Gary Gensler’s pretty confident that in spite of all of his admittedly supererogatory efforts to bring cryptocurrencies and related innovations to heel via regulation, his Securities and Exchange Commission’s got all the authority it needs already to govern the space. To which Ripple, accused by the SEC of both being a security and then violating a whole host of laws governing securities, says: Prove it.
Ripple says its claim that the SEC has been cagey about which crypto assets it regulates supports its argument that it lacked fair notice about XRP’s status. The case, which might not go to trial until next year, has been closely watched because many crypto companies insist regulators should update regulations for digital assets, rather than use lawsuits to enforce rules written in the 1930s…. Part of Ripple’s argument relies on a senior regulator’s statement in 2018 that ether, the world’s second-most-valuable cryptocurrency, isn’t a security. Ripple argues that market participants saw William Hinman’s speech as a public notice that digital coins could avoid classification as a security.
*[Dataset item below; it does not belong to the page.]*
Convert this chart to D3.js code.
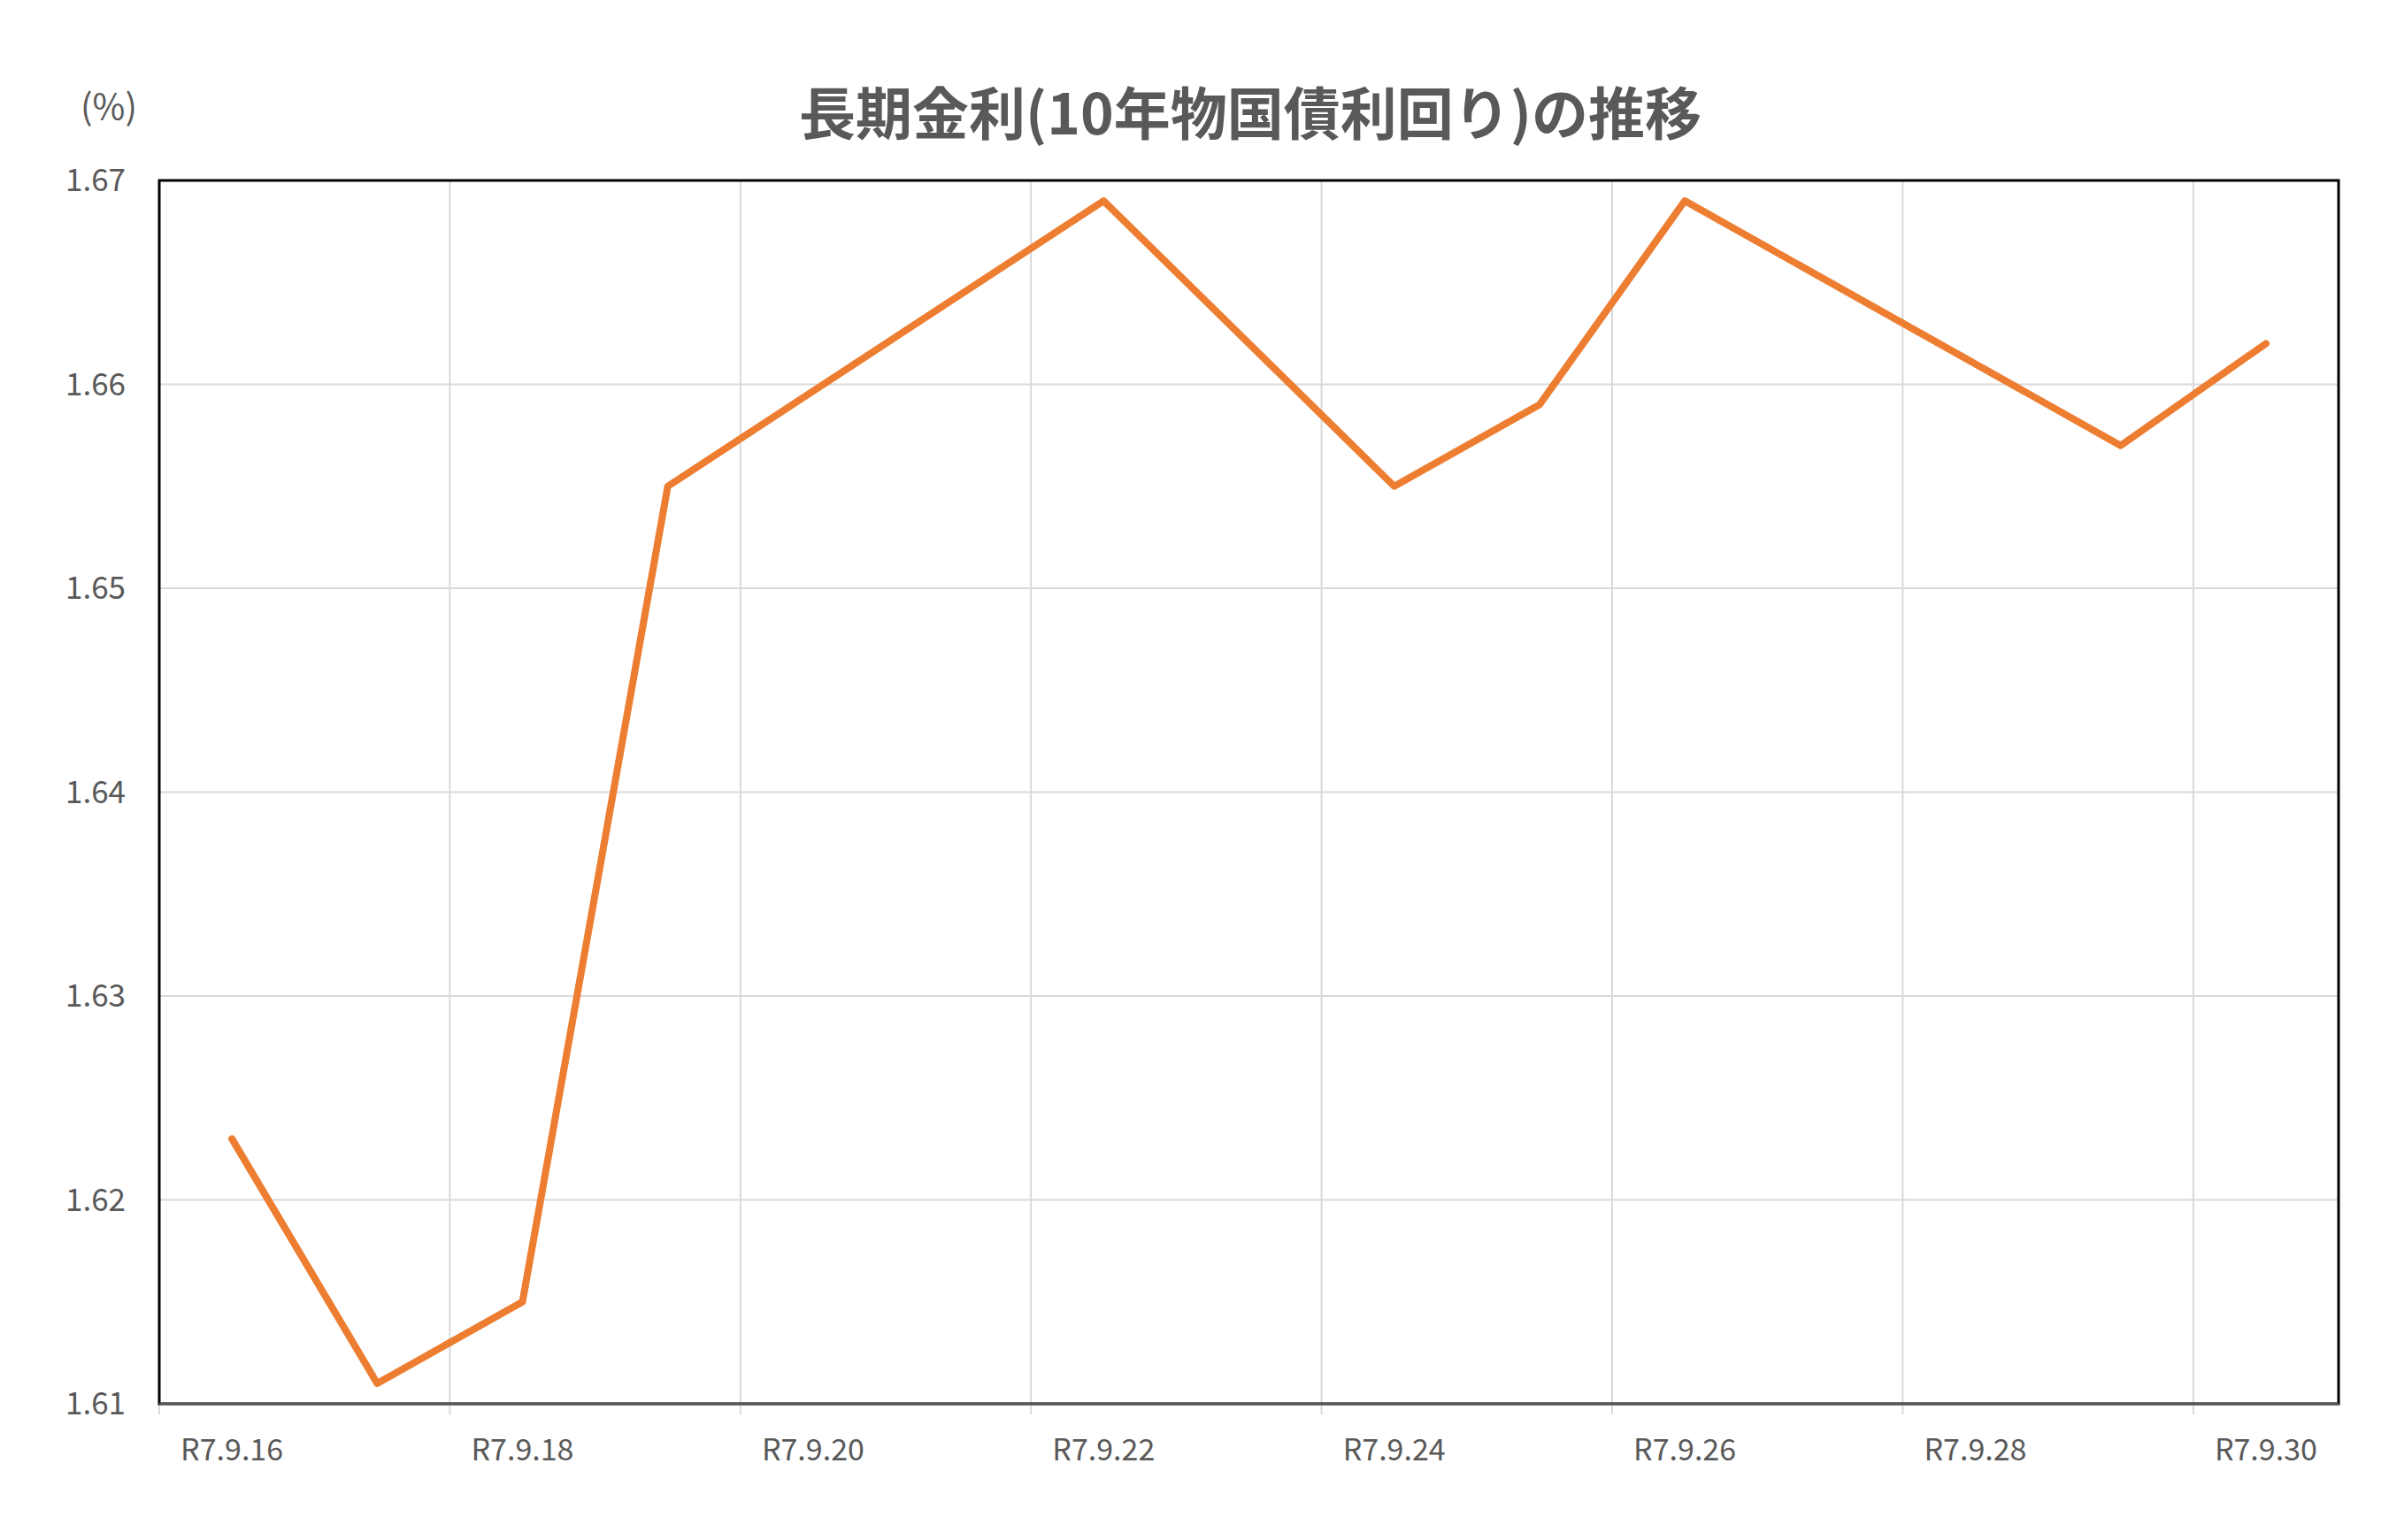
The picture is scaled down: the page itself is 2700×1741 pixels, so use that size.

To which the SEC says, sure:
The SEC has asked a judge to block the fair-notice defense, saying the company had warnings about XRP’s status as a security. Ripple got U.S. legal advice as early as 2012 that XRP could be deemed an investment that would require SEC oversight, according to the agency’s court complaint…. The SEC has argued in court papers that Ripple’s lobbying efforts fueled any confusion about XRP that might have existed.
Whatever happens, at least the case will settle some of the semantic debate.
“Either way, we are going to have an opinion that would be used by other players in the space to inform how they act and decisions that they make,” said Katherine Dowling, general counsel of Bitwise Asset Management, which manages several funds that hold cryptocurrencies.